She came into the room like a candle burning with a cold, clear flame. ...She was not a tall woman, but shapely, wearing a black dress with a plunging neckline and a slash in one side that showed off a generous portion of pale thigh. Black gloves covered her hands to above the elbows, and her three-hundred-dollar shoes [*SQUEEE*] were a study in high-heeled torture devices...
Um, what's not to like? The *squeee* was added by me, by the way.
Anyway, as I said, I loved the book. Good pacing and action kept this an enjoyable read, but then, at the very end, the author referenced a most profound poem, and I was mightily impressed.
Falcons and falconers.
The centre cannot hold.
Yeats had some kooky ideas, but The Second Coming seems eerily prescient. He believed the world was a gyre, a great spiral which would become increasingly unstable until-- at the end of the second millennium-- things would hie themselves to a fiery place in the conveyance of a woven basket. Turning in a widening gyre, the falcon flies up and away from the falconer and cannot hear him call for the return to its base. The falcon and falconer represent the primitive self and the intellect, with the former no longer governed by the wisdom of the latter. Things fall apart, the centre cannot hold. A structure with no core can not be stable. The wild outward spirals of the falcon only make for more instability. What a mess.
Then again, Yeats was living at the end of a century, and in such times, people always consider their moment pregnant with gravity and potential for as-yet-untold degrees of horror and misery. Probably means nothing at all, but it sounds mighty pretty.
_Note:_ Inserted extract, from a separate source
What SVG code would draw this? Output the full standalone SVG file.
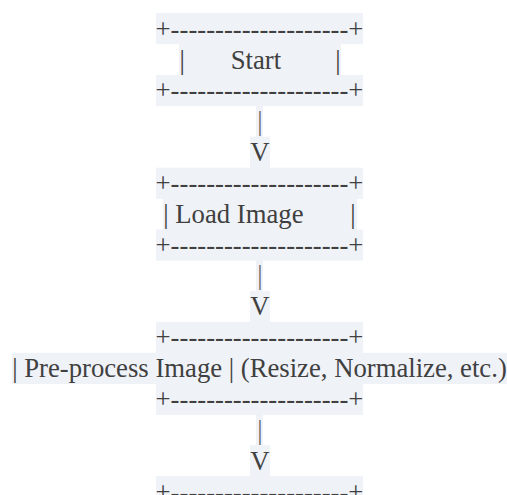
<svg xmlns="http://www.w3.org/2000/svg" width="507" height="495" viewBox="0 0 507 495">
<style>
.bg{fill:#eff2f7}
.t{font-family:"Liberation Serif","Times New Roman",serif;font-size:26.7px;fill:#404040}
.m{text-anchor:middle}
.b{fill:#6a6a6a}
</style>
<rect width="507" height="495" fill="#ffffff"/>
<g id="start">
<rect class="bg" x="156" y="13" width="207" height="31.2"/>
<text class="t m" x="259.5" y="37.5">+--------------------+</text>
<rect class="bg" x="179" y="44" width="162" height="31.2"/>
<text class="t" y="68.5"><tspan x="179.5">|</tspan><tspan x="230.7">Start</tspan><tspan x="335.3">|</tspan></text>
<rect class="bg" x="156" y="75" width="207" height="31.2"/>
<text class="t m" x="259.5" y="99.4">+--------------------+</text>
</g>
<g id="connectors">
<rect class="bg" x="256" y="105.8" width="7" height="31.2"/>
<text class="t m b" x="259.8" y="130.3">|</text>
<rect class="bg" x="250" y="136.7" width="20" height="31.2"/>
<text class="t m" x="260" y="161.2">V</text>
<rect class="bg" x="256" y="260" width="7" height="31.2"/>
<text class="t m b" x="259.8" y="284.4">|</text>
<rect class="bg" x="250" y="290.9" width="20" height="31.2"/>
<text class="t m" x="260" y="315.4">V</text>
<rect class="bg" x="256" y="414.3" width="7" height="31.2"/>
<text class="t m b" x="259.8" y="438.7">|</text>
<rect class="bg" x="250" y="445.2" width="20" height="31.2"/>
<text class="t m" x="260" y="469.7">V</text>
</g>
<g id="load-image">
<rect class="bg" x="156" y="167.7" width="207" height="31.2"/>
<text class="t m" x="259.5" y="192.2">+--------------------+</text>
<rect class="bg" x="163" y="198.6" width="194" height="31.2"/>
<text class="t" y="223.1"><tspan x="163.3">| Load Image</tspan><tspan x="350.3">|</tspan></text>
<rect class="bg" x="156" y="229.5" width="207" height="31.2"/>
<text class="t m" x="259.5" y="254">+--------------------+</text>
</g>
<g id="pre-process">
<rect class="bg" x="156" y="321.9" width="207" height="31.2"/>
<text class="t m" x="259.5" y="346.4">+--------------------+</text>
<rect class="bg" x="12" y="352.8" width="495" height="31.2"/>
<text class="t m" x="259.5" y="377.3">| Pre-process Image | (Resize, Normalize, etc.)</text>
<rect class="bg" x="156" y="383.8" width="207" height="31.2"/>
<text class="t m" x="259.5" y="408.3">+--------------------+</text>
</g>
<g id="next">
<rect class="bg" x="156" y="476.1" width="207" height="31.2"/>
<text class="t m" x="259.5" y="500.6">+--------------------+</text>
</g>
</svg>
Stop me now. I'll type for hours. Anyhoo. What was the point? Oh, yeah: read The Dresden Files. You'll like 'em.
The Second Coming
Turning and turning in the widening gyre
The falcon cannot hear the falconer;
Things fall apart; the centre cannot hold;
Mere anarchy is loosed upon the world,
The blood-dimmed tide is loosed, and everywhere
The ceremony of innocence is drowned;
The best lack all conviction, while the worst
Are full of passionate intensity.
Surely some revelation is at hand;
Surely the Second Coming is at hand.
The Second Coming! Hardly are those words out
When a vast image out of Spiritus Mundi
Troubles my sight: somewhere in sands of the desert
A shape with lion body and the head of a man,
A gaze blank and pitiless as the sun,
Is moving its slow thighs, while all around it
Reel shadows of the indignant desert birds.
The darkness drops again; but now I know
That twenty centuries of stony sleep
Were vexed to nightmare by a rocking cradle,
And what rough beast, its hour come round at last,
Slouches towards Bethlehem to be born?